Dear Eve Ensler:
To be honest, I had no intention of writing about Missouri congressman Todd Akin's now infamous remarks on rape, pregnancy, and abortion. I'm already on record arguing that the 1973 Roe decision should stand on the basis of stare decisis. Why comment on the meandering foolishness of a senate candidate from another time zone? But then, by the dozens, liberal friends began referring me to your pathetic (in the literal, non-pejorative sense) open letter to Representative Akin. You sure laid into him: "You used the expression 'legitimate' rape," you wrote, "as if to imply there was such a thing as 'illegitimate' rape. Let me try to explain to you what that does to the minds, hearts and souls of the millions of women on this planet who experience rape. It is a form of re-rape."
Really, Ms. Ensler?
This is the first I've heard about "re-rape." Maybe it's an elusive concept, and maybe only rape survivors like yourself can grasp it; I know I've mulled it over for several days, but I still can't fathom how a two-bit politician putting his foot in his mouth is the psychic equivalent of your own description of the original act: "I want you to close your eyes and imagine that you are on your bed or up against a wall or locked in a small suffocating space. Imagine being tied up there and imagine some aggressive, indifferent, insane stranger friend or relative ripping off your clothes and entering your body—the most personal, sacred, private part of your body—and violently, hatefully forcing themselves into you so that you are ripped apart. Then imagine that stranger's sperm shooting into you and filling you and you can't get it out."
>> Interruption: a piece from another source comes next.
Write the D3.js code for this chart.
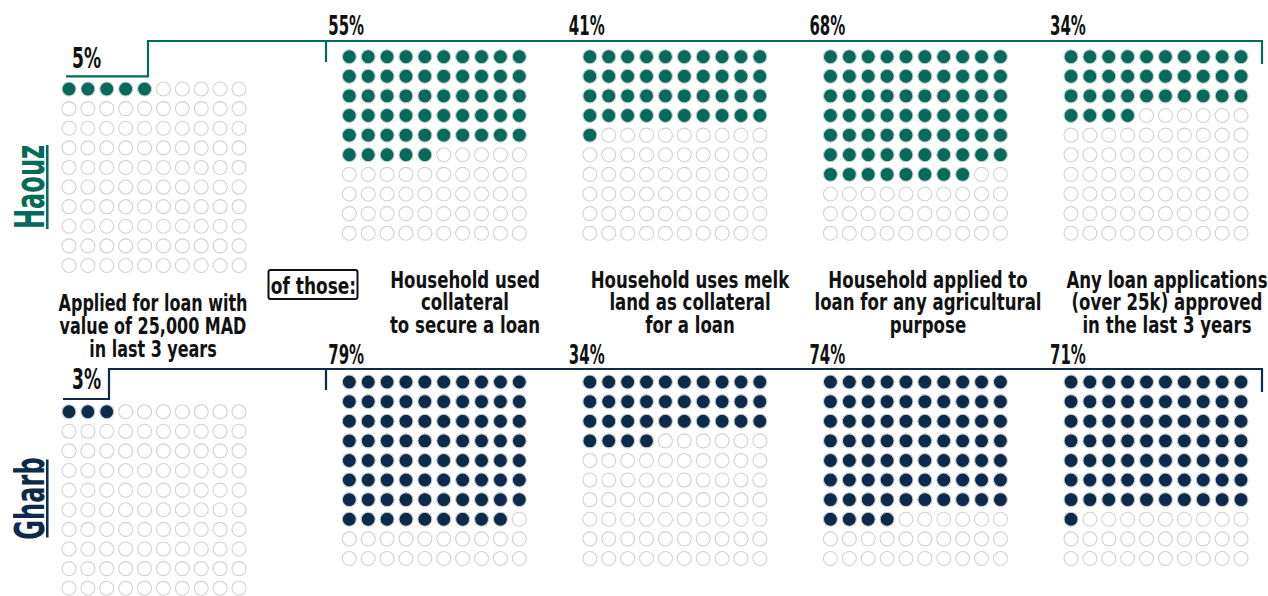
<!DOCTYPE html>
<html>
<head>
<meta charset="utf-8">
<script src="https://cdn.jsdelivr.net/npm/d3@7"></script>
<style>
  html, body { margin: 0; padding: 0; background: #fff; }
  svg { display: block; }
  text { font-family: "DejaVu Sans Condensed", "DejaVu Sans", sans-serif; font-weight: bold; fill: #111; }
</style>
</head>
<body>
<svg id="chart" width="1268" height="596"></svg>
<script>
// Regions surveyed
const regions = ["Haouz", "Gharb"];
const regionColors = ["#046a5a", "#0d2a4a"];

// Share of households that applied for a loan of 25,000 MAD or more (%)
const appliedShare = [5, 3];
const appliedLabel = ["Applied for loan with", "value of 25,000 MAD", "in last 3 years"];

// Among those who applied
const categories = [
  ["Household used", "collateral", "to secure a loan"],
  ["Household uses melk", "land as collateral", "for a loan"],
  ["Household applied to", "loan for any agricultural", "purpose"],
  ["Any loan applications", "(over 25k) approved", "in the last 3 years"]
];
const haouzValues = [55, 41, 68, 34];
const gharbValues = [79, 34, 74, 71];
const seriesValues = [haouzValues, gharbValues];

const svg = d3.select("#chart");

// Layout
const R = 7;
const colX = d3.scaleLinear().domain([0, 9]).range([0, 170]);
const rowY = d3.scaleLinear().domain([0, 9]).range([0, 176.5]);
const panelX = d3.scaleLinear().domain([0, 3]).range([349.3, 1071]);
const labelCenterX = [465, 690, 928, 1167];

const regionLayout = [
  { lineY: 41, stepY: 76.3, stepX: 148, startX: 66, smallTop: 89, smallPct: 68, panelTop: 56.7, pct: 35, labelY: 187, lblHalf: 42 },
  { lineY: 369, stepY: 399, stepX: 109, startX: 63, smallTop: 411.7, smallPct: 389, panelTop: 382, pct: 364, labelY: 498.5, lblHalf: 39 }
];

// Condensed bold text: the group carries a horizontal squeeze
function squeezedText(parent, x, y, sx, size, anchor) {
  const g = parent.append("g").attr("transform", `translate(${x},${y}) scale(${sx},1)`);
  return g.append("text")
    .attr("text-anchor", anchor || "start")
    .attr("font-size", size);
}

function waffle(g, value, color) {
  const cells = d3.range(100).map(i => ({ i, r: Math.floor(i / 10), c: i % 10, on: i < value }));
  g.selectAll("circle")
    .data(cells)
    .join("circle")
    .attr("cx", d => colX(d.c))
    .attr("cy", d => rowY(d.r))
    .attr("r", R)
    .attr("fill", d => d.on ? color : "#fff")
    .attr("stroke", d => d.on ? "#c9cfcd" : "#d2d2d2")
    .attr("stroke-width", 1.1);
}

const pctFmt = v => v + "%";

regions.forEach((name, ri) => {
  const L = regionLayout[ri];
  const color = regionColors[ri];

  // Bracket linking the base question to the follow-up panels
  const p = d3.path();
  p.moveTo(L.startX, L.stepY);
  p.lineTo(L.stepX, L.stepY);
  p.lineTo(L.stepX, L.lineY);
  p.lineTo(1262, L.lineY);
  p.lineTo(1262, L.lineY + 23);
  p.moveTo(326, L.lineY);
  p.lineTo(326, L.lineY + 21);
  svg.append("path")
    .attr("d", p.toString())
    .attr("fill", "none")
    .attr("stroke", color)
    .attr("stroke-width", 2.2);

  // Base waffle
  const gSmall = svg.append("g").attr("transform", `translate(69,${L.smallTop})`);
  waffle(gSmall, appliedShare[ri], color);
  squeezedText(svg, 72, L.smallPct, 0.68, 28).text(pctFmt(appliedShare[ri]));

  // Follow-up waffles
  seriesValues[ri].forEach((v, ci) => {
    const g = svg.append("g").attr("transform", `translate(${panelX(ci)},${L.panelTop})`);
    waffle(g, v, color);
    squeezedText(svg, panelX(ci) - 21, L.pct, 0.64, 26).text(pctFmt(v));
  });

  // Region name, rotated with an underline
  const rg = svg.append("g").attr("transform", `translate(43.5,${L.labelY}) rotate(-90) scale(0.67,1)`);
  rg.append("text")
    .attr("text-anchor", "middle")
    .attr("font-size", 40)
    .style("fill", color)
    .text(name);
  svg.append("line")
    .attr("x1", 47.3).attr("x2", 47.3)
    .attr("y1", L.labelY - L.lblHalf).attr("y2", L.labelY + L.lblHalf)
    .attr("stroke", color).attr("stroke-width", 2.5);
});

// Category labels between the two regions
const baseLines = [288, 310.5, 333];
categories.forEach((lines, ci) => {
  const t = squeezedText(svg, labelCenterX[ci], 0, 0.82, 22.5, "middle");
  lines.forEach((ln, li) => {
    t.append("tspan").attr("x", 0).attr("y", baseLines[li]).text(ln);
  });
});

const at = squeezedText(svg, 153, 0, 0.79, 22.5, "middle");
appliedLabel.forEach((ln, li) => {
  at.append("tspan").attr("x", 0).attr("y", [311, 334, 357][li]).text(ln);
});

// "of those:" tag
svg.append("rect")
  .attr("x", 268.5).attr("y", 270).attr("width", 89).attr("height", 29)
  .attr("rx", 2)
  .attr("fill", "none").attr("stroke", "#111").attr("stroke-width", 2);
squeezedText(svg, 313.5, 294, 0.84, 22.5, "middle").text("of those:");
</script>
</body>
</html>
So I'm sitting here weighing those two things—a congressman saying something stupid versus a crazed attacker violently penetrating my body—and for some reason I can't get the scales to balance. Still, I know there must be something to what you're saying because, well, you're Eve Ensler, author of The Vagina Monologues, and because I've read enough feminist theory to know that men don't "get" certain things . . . even though, of course, believing that women don't "get" certain things is grounds for a lawsuit.
Still, I have to tell you, Eve—do you mind if I call you Eve? I don't want to misspeak and inflict still more horrific violence upon you—there's something, well, disproportionate about your response to Akin's buffoonery, something that goes beyond a standard election-season gotcha, beyond even your attempt to tar Republican vice presidential candidate Paul Ryan with Akin's remarks on the grounds that the two of them were among 227 co-sponsors of a May 2011 bill called "No Taxpayer Funding for Abortion Act." That bill included the phrase "forcible rape"—which the FBI has been using for decades, and which Akin now says he meant rather than "legitimate rape"—in order to distinguish rape involving physical violence, or the threat of physical violence, from rape in which the victim may express outward consent—such as cases of statutory rape when, for example, a 19-year-old boy has sex with his 17-year-old girlfriend.
The bill's sponsors say they were attempting to address a loophole in the Hyde Amendment that bans the use of federal tax dollars to pay for abortions. Under current law, Medicaid funds can cover abortion costs when the pregnancy is the result of a rape or incest. By including the phrase "forcible rape," the sponsors wanted to prevent the use of Medicaid to pay for abortions for minors whose outwardly consensual sex nonetheless met the legal definition of statutory rape.
Whatever you think of the wisdom of the "No Taxpayer Funding for Abortion Act," its intent was clearly to strengthen the Hyde Amendment. . . . Oh, I'm sorry; you don't think so, Eve? You read it as something more sinister, something akin (no pun intended) to the way "rapists played with us in the act of being raped—intimidating us, threatening us, muting us. Your playing with words like 'forcible' and 'legitimate' is playing with our souls which have been shattered by unwanted penises shoving into us, ripping our flesh, our vaginas, our consciousness, our confidence, our pride, our futures."
(As an aside, Eve, I notice that you keep referring to women's "souls," which you specifically differentiate from their minds and hearts. If a woman's "soul" is distinct from her mind and heart, what does it consist of? Where does it come from? Oh, and when does it arrive? You see where this is going, don't you?)
Likewise, you hear a more sinister subtext in Akin's mindboggling suggestion that women rarely become pregnant as a result of rape because, as he explained, "if it's a legitimate rape, the female body has ways to try to shut that whole thing down." Generations of female slaves and their biracial children might beg to differ, of course. But I keep hearing that as mere biological ignorance. You, on the other hand, noticed something else in Akin's words: "It would seem you were saying that getting pregnant after a rape would indicate it was not a 'legitimate' rape."